── Material ──
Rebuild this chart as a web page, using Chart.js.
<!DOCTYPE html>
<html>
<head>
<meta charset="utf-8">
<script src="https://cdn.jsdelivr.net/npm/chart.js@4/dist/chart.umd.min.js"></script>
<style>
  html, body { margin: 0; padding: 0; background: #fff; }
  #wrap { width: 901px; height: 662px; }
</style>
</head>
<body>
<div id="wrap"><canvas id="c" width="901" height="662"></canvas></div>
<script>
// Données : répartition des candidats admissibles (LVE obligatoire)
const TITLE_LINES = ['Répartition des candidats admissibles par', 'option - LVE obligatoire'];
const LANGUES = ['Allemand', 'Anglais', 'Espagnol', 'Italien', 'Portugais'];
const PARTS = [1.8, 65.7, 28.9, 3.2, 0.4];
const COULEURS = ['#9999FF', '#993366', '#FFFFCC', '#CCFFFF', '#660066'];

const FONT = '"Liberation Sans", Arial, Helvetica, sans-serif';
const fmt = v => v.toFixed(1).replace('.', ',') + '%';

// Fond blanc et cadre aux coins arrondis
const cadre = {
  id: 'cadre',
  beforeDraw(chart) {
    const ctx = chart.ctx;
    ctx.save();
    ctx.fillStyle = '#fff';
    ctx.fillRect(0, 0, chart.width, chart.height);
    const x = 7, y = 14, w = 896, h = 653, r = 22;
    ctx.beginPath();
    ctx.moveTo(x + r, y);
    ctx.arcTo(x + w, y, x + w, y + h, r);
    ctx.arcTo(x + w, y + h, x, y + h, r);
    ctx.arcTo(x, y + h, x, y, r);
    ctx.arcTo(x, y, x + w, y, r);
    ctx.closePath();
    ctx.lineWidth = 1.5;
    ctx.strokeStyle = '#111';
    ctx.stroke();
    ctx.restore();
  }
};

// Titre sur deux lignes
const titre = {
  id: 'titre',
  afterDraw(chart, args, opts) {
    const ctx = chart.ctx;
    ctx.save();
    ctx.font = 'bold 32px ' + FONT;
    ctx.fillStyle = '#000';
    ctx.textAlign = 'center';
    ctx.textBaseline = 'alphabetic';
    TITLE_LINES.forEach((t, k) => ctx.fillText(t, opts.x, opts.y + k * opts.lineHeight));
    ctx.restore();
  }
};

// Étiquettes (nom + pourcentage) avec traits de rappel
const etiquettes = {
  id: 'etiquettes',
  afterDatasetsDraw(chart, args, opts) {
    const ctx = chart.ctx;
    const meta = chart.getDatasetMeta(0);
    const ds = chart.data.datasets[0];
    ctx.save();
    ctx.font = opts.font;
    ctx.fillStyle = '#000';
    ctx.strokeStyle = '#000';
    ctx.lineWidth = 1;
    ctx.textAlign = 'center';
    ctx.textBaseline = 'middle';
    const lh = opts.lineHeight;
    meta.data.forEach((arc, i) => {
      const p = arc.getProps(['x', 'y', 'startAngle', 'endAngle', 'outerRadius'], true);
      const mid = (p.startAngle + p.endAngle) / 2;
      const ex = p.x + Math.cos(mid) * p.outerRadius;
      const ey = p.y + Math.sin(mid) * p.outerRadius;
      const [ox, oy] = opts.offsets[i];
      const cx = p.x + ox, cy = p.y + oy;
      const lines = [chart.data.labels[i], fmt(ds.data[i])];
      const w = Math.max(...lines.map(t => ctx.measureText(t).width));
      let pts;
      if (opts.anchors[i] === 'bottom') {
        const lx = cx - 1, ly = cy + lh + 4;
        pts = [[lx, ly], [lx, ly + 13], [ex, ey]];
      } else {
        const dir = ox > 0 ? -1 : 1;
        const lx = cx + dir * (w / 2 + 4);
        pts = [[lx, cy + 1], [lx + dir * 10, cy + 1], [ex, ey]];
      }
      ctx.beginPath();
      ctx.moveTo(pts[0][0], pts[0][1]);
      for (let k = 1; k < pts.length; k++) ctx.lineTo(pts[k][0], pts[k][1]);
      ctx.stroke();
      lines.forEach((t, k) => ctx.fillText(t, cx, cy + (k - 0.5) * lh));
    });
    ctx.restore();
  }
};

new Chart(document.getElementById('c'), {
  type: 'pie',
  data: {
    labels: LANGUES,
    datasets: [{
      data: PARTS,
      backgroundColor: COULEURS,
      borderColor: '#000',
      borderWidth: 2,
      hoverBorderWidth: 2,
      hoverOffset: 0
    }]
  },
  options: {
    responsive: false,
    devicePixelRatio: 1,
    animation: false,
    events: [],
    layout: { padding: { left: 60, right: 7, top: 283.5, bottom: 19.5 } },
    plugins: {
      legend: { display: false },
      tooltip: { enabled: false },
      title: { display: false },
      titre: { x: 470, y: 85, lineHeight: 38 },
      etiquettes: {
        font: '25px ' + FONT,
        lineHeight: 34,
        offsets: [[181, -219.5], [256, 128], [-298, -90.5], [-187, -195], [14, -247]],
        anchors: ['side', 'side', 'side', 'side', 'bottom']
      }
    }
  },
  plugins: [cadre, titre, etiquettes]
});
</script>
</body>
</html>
───
## Exercise description
Print the material once more, exactly.

## Written solution
Rebuild this chart as a web page, using Chart.js.
<!DOCTYPE html>
<html>
<head>
<meta charset="utf-8">
<script src="https://cdn.jsdelivr.net/npm/chart.js@4/dist/chart.umd.min.js"></script>
<style>
  html, body { margin: 0; padding: 0; background: #fff; }
  #wrap { width: 901px; height: 662px; }
</style>
</head>
<body>
<div id="wrap"><canvas id="c" width="901" height="662"></canvas></div>
<script>
// Données : répartition des candidats admissibles (LVE obligatoire)
const TITLE_LINES = ['Répartition des candidats admissibles par', 'option - LVE obligatoire'];
const LANGUES = ['Allemand', 'Anglais', 'Espagnol', 'Italien', 'Portugais'];
const PARTS = [1.8, 65.7, 28.9, 3.2, 0.4];
const COULEURS = ['#9999FF', '#993366', '#FFFFCC', '#CCFFFF', '#660066'];

const FONT = '"Liberation Sans", Arial, Helvetica, sans-serif';
const fmt = v => v.toFixed(1).replace('.', ',') + '%';

// Fond blanc et cadre aux coins arrondis
const cadre = {
  id: 'cadre',
  beforeDraw(chart) {
    const ctx = chart.ctx;
    ctx.save();
    ctx.fillStyle = '#fff';
    ctx.fillRect(0, 0, chart.width, chart.height);
    const x = 7, y = 14, w = 896, h = 653, r = 22;
    ctx.beginPath();
    ctx.moveTo(x + r, y);
    ctx.arcTo(x + w, y, x + w, y + h, r);
    ctx.arcTo(x + w, y + h, x, y + h, r);
    ctx.arcTo(x, y + h, x, y, r);
    ctx.arcTo(x, y, x + w, y, r);
    ctx.closePath();
    ctx.lineWidth = 1.5;
    ctx.strokeStyle = '#111';
    ctx.stroke();
    ctx.restore();
  }
};

// Titre sur deux lignes
const titre = {
  id: 'titre',
  afterDraw(chart, args, opts) {
    const ctx = chart.ctx;
    ctx.save();
    ctx.font = 'bold 32px ' + FONT;
    ctx.fillStyle = '#000';
    ctx.textAlign = 'center';
    ctx.textBaseline = 'alphabetic';
    TITLE_LINES.forEach((t, k) => ctx.fillText(t, opts.x, opts.y + k * opts.lineHeight));
    ctx.restore();
  }
};

// Étiquettes (nom + pourcentage) avec traits de rappel
const etiquettes = {
  id: 'etiquettes',
  afterDatasetsDraw(chart, args, opts) {
    const ctx = chart.ctx;
    const meta = chart.getDatasetMeta(0);
    const ds = chart.data.datasets[0];
    ctx.save();
    ctx.font = opts.font;
    ctx.fillStyle = '#000';
    ctx.strokeStyle = '#000';
    ctx.lineWidth = 1;
    ctx.textAlign = 'center';
    ctx.textBaseline = 'middle';
    const lh = opts.lineHeight;
    meta.data.forEach((arc, i) => {
      const p = arc.getProps(['x', 'y', 'startAngle', 'endAngle', 'outerRadius'], true);
      const mid = (p.startAngle + p.endAngle) / 2;
      const ex = p.x + Math.cos(mid) * p.outerRadius;
      const ey = p.y + Math.sin(mid) * p.outerRadius;
      const [ox, oy] = opts.offsets[i];
      const cx = p.x + ox, cy = p.y + oy;
      const lines = [chart.data.labels[i], fmt(ds.data[i])];
      const w = Math.max(...lines.map(t => ctx.measureText(t).width));
      let pts;
      if (opts.anchors[i] === 'bottom') {
        const lx = cx - 1, ly = cy + lh + 4;
        pts = [[lx, ly], [lx, ly + 13], [ex, ey]];
      } else {
        const dir = ox > 0 ? -1 : 1;
        const lx = cx + dir * (w / 2 + 4);
        pts = [[lx, cy + 1], [lx + dir * 10, cy + 1], [ex, ey]];
      }
      ctx.beginPath();
      ctx.moveTo(pts[0][0], pts[0][1]);
      for (let k = 1; k < pts.length; k++) ctx.lineTo(pts[k][0], pts[k][1]);
      ctx.stroke();
      lines.forEach((t, k) => ctx.fillText(t, cx, cy + (k - 0.5) * lh));
    });
    ctx.restore();
  }
};

new Chart(document.getElementById('c'), {
  type: 'pie',
  data: {
    labels: LANGUES,
    datasets: [{
      data: PARTS,
      backgroundColor: COULEURS,
      borderColor: '#000',
      borderWidth: 2,
      hoverBorderWidth: 2,
      hoverOffset: 0
    }]
  },
  options: {
    responsive: false,
    devicePixelRatio: 1,
    animation: false,
    events: [],
    layout: { padding: { left: 60, right: 7, top: 283.5, bottom: 19.5 } },
    plugins: {
      legend: { display: false },
      tooltip: { enabled: false },
      title: { display: false },
      titre: { x: 470, y: 85, lineHeight: 38 },
      etiquettes: {
        font: '25px ' + FONT,
        lineHeight: 34,
        offsets: [[181, -219.5], [256, 128], [-298, -90.5], [-187, -195], [14, -247]],
        anchors: ['side', 'side', 'side', 'side', 'bottom']
      }
    }
  },
  plugins: [cadre, titre, etiquettes]
});
</script>
</body>
</html>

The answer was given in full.